- [Plotting code records]
++++
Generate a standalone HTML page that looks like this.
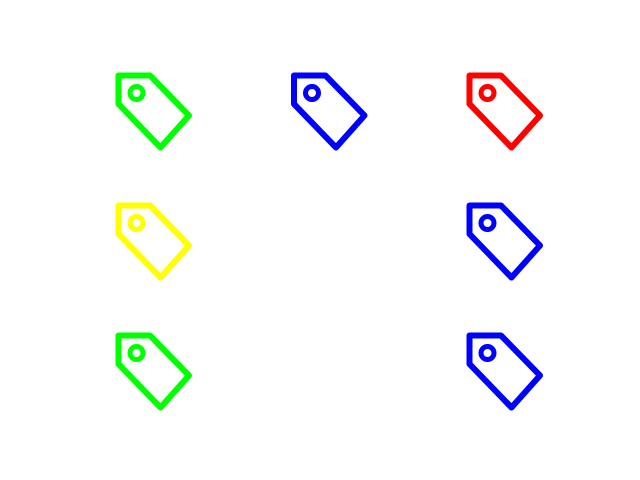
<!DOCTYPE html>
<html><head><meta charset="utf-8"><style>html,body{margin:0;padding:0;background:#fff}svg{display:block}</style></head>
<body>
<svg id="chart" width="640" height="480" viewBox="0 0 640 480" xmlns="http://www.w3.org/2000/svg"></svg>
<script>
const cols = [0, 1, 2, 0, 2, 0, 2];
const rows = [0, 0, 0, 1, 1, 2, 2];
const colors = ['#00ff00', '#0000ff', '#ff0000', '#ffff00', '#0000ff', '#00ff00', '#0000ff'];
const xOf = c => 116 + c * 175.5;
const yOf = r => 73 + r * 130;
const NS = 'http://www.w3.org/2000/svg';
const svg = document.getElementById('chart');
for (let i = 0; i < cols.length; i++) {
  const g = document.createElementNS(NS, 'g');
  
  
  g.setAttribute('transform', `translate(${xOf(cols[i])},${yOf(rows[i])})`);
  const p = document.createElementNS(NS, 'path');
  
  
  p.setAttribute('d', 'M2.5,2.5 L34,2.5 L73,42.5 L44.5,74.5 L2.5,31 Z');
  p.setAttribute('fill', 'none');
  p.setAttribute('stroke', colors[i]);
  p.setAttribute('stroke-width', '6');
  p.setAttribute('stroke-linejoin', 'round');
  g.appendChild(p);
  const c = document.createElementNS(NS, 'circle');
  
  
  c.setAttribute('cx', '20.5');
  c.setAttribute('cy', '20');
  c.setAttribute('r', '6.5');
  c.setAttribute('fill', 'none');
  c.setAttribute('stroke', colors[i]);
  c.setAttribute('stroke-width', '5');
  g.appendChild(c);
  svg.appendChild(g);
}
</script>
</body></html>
++++
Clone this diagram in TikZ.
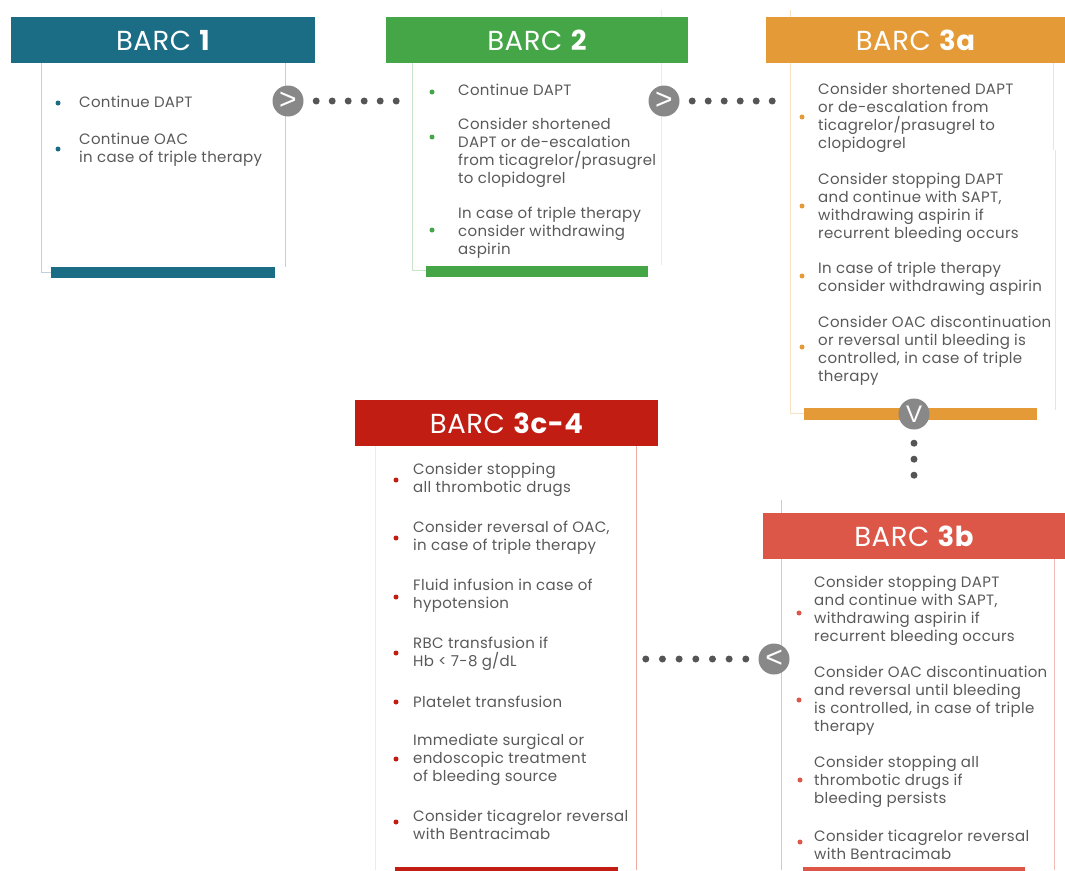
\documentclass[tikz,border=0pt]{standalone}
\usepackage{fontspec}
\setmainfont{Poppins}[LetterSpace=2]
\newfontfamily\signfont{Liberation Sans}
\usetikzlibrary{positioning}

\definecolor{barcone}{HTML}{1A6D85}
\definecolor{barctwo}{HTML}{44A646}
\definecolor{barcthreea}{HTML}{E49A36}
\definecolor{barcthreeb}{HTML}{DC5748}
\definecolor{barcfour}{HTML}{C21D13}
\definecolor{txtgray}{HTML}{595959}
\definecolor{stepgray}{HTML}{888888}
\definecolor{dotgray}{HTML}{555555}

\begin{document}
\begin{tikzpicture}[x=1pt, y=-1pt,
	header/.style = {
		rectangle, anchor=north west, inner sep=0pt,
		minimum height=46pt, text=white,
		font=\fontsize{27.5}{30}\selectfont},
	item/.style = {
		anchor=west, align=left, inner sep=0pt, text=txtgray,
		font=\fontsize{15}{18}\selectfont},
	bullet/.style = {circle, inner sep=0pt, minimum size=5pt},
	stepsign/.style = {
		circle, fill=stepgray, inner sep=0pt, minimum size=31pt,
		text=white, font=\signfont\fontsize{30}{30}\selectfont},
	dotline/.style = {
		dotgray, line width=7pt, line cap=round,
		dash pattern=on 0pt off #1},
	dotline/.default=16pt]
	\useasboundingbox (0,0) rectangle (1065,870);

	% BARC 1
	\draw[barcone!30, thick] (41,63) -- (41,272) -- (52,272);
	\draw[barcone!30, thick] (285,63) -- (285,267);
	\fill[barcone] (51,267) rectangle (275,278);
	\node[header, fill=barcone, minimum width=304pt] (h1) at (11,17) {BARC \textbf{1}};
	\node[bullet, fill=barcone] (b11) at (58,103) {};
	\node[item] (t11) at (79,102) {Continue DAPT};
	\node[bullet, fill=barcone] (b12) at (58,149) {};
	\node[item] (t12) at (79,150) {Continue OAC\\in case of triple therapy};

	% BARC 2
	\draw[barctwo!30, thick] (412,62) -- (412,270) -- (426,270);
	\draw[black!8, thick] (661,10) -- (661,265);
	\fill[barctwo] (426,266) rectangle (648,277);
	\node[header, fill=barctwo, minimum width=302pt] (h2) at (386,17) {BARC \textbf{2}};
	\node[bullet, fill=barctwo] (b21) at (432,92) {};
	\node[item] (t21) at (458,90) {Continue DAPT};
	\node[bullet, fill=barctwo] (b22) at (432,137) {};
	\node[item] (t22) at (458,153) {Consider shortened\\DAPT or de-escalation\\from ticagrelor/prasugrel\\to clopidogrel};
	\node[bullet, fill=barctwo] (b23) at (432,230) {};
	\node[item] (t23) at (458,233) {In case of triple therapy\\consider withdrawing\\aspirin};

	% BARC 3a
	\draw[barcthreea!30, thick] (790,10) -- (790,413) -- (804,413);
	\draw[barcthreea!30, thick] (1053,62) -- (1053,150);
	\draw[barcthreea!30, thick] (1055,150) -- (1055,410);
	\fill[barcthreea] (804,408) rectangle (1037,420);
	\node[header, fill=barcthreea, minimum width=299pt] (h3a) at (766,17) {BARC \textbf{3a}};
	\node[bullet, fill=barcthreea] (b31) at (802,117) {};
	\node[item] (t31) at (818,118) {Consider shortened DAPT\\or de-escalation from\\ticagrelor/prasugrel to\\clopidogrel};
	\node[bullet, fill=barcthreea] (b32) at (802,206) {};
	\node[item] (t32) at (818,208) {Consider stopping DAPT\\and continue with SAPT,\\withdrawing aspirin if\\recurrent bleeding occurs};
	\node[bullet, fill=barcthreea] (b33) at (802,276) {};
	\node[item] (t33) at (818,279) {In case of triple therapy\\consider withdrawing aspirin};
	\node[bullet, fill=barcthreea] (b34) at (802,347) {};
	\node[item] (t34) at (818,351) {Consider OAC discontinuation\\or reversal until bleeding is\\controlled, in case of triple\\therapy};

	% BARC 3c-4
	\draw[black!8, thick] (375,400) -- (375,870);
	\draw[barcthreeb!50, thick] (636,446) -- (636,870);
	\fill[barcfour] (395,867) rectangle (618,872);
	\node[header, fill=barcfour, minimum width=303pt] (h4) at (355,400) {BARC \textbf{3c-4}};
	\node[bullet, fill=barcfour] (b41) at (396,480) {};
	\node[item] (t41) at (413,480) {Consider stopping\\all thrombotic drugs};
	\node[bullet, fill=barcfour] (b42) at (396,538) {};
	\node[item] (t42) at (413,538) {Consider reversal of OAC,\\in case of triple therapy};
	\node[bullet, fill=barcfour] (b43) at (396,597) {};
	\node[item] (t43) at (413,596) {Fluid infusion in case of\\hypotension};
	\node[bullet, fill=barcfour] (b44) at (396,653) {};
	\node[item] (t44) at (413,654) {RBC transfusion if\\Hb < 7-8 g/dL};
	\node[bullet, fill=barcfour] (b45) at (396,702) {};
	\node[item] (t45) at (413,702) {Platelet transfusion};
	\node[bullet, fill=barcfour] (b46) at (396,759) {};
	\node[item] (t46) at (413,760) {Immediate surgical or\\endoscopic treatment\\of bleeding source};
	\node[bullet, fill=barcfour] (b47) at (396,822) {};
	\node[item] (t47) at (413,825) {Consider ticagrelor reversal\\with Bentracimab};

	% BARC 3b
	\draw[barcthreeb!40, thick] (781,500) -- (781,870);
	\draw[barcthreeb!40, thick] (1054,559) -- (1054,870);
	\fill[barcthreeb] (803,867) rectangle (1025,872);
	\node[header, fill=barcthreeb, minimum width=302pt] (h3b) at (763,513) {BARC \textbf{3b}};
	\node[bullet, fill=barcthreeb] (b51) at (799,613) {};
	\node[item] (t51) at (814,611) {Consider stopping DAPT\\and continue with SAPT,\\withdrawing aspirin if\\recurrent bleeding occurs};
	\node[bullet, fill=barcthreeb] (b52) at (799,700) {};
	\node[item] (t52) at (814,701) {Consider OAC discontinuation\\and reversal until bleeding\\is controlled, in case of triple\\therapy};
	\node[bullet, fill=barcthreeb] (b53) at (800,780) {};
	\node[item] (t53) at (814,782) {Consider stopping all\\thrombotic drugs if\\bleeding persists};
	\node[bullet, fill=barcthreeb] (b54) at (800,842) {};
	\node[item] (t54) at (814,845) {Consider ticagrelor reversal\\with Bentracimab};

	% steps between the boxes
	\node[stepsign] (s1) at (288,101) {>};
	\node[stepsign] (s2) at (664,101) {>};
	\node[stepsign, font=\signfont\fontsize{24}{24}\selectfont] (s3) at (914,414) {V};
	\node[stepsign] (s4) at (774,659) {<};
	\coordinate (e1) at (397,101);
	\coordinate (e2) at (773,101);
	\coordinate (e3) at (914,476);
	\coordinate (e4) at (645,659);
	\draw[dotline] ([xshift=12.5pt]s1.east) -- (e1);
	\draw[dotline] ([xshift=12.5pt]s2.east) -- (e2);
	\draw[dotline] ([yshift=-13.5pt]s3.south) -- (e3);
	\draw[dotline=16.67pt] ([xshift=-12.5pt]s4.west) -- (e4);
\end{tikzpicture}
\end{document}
++++
- [What you should do] Copy word for word every line from the one with "Clone this diagram in TikZ." through the one with "(t12) at (79,150)", including both. No pictures belong in the copy.

- [Exercise result]
Clone this diagram in TikZ.
\documentclass[tikz,border=0pt]{standalone}
\usepackage{fontspec}
\setmainfont{Poppins}[LetterSpace=2]
\newfontfamily\signfont{Liberation Sans}
\usetikzlibrary{positioning}

\definecolor{barcone}{HTML}{1A6D85}
\definecolor{barctwo}{HTML}{44A646}
\definecolor{barcthreea}{HTML}{E49A36}
\definecolor{barcthreeb}{HTML}{DC5748}
\definecolor{barcfour}{HTML}{C21D13}
\definecolor{txtgray}{HTML}{595959}
\definecolor{stepgray}{HTML}{888888}
\definecolor{dotgray}{HTML}{555555}

\begin{document}
\begin{tikzpicture}[x=1pt, y=-1pt,
	header/.style = {
		rectangle, anchor=north west, inner sep=0pt,
		minimum height=46pt, text=white,
		font=\fontsize{27.5}{30}\selectfont},
	item/.style = {
		anchor=west, align=left, inner sep=0pt, text=txtgray,
		font=\fontsize{15}{18}\selectfont},
	bullet/.style = {circle, inner sep=0pt, minimum size=5pt},
	stepsign/.style = {
		circle, fill=stepgray, inner sep=0pt, minimum size=31pt,
		text=white, font=\signfont\fontsize{30}{30}\selectfont},
	dotline/.style = {
		dotgray, line width=7pt, line cap=round,
		dash pattern=on 0pt off #1},
	dotline/.default=16pt]
	\useasboundingbox (0,0) rectangle (1065,870);

	% BARC 1
	\draw[barcone!30, thick] (41,63) -- (41,272) -- (52,272);
	\draw[barcone!30, thick] (285,63) -- (285,267);
	\fill[barcone] (51,267) rectangle (275,278);
	\node[header, fill=barcone, minimum width=304pt] (h1) at (11,17) {BARC \textbf{1}};
	\node[bullet, fill=barcone] (b11) at (58,103) {};
	\node[item] (t11) at (79,102) {Continue DAPT};
	\node[bullet, fill=barcone] (b12) at (58,149) {};
	\node[item] (t12) at (79,150) {Continue OAC\\in case of triple therapy};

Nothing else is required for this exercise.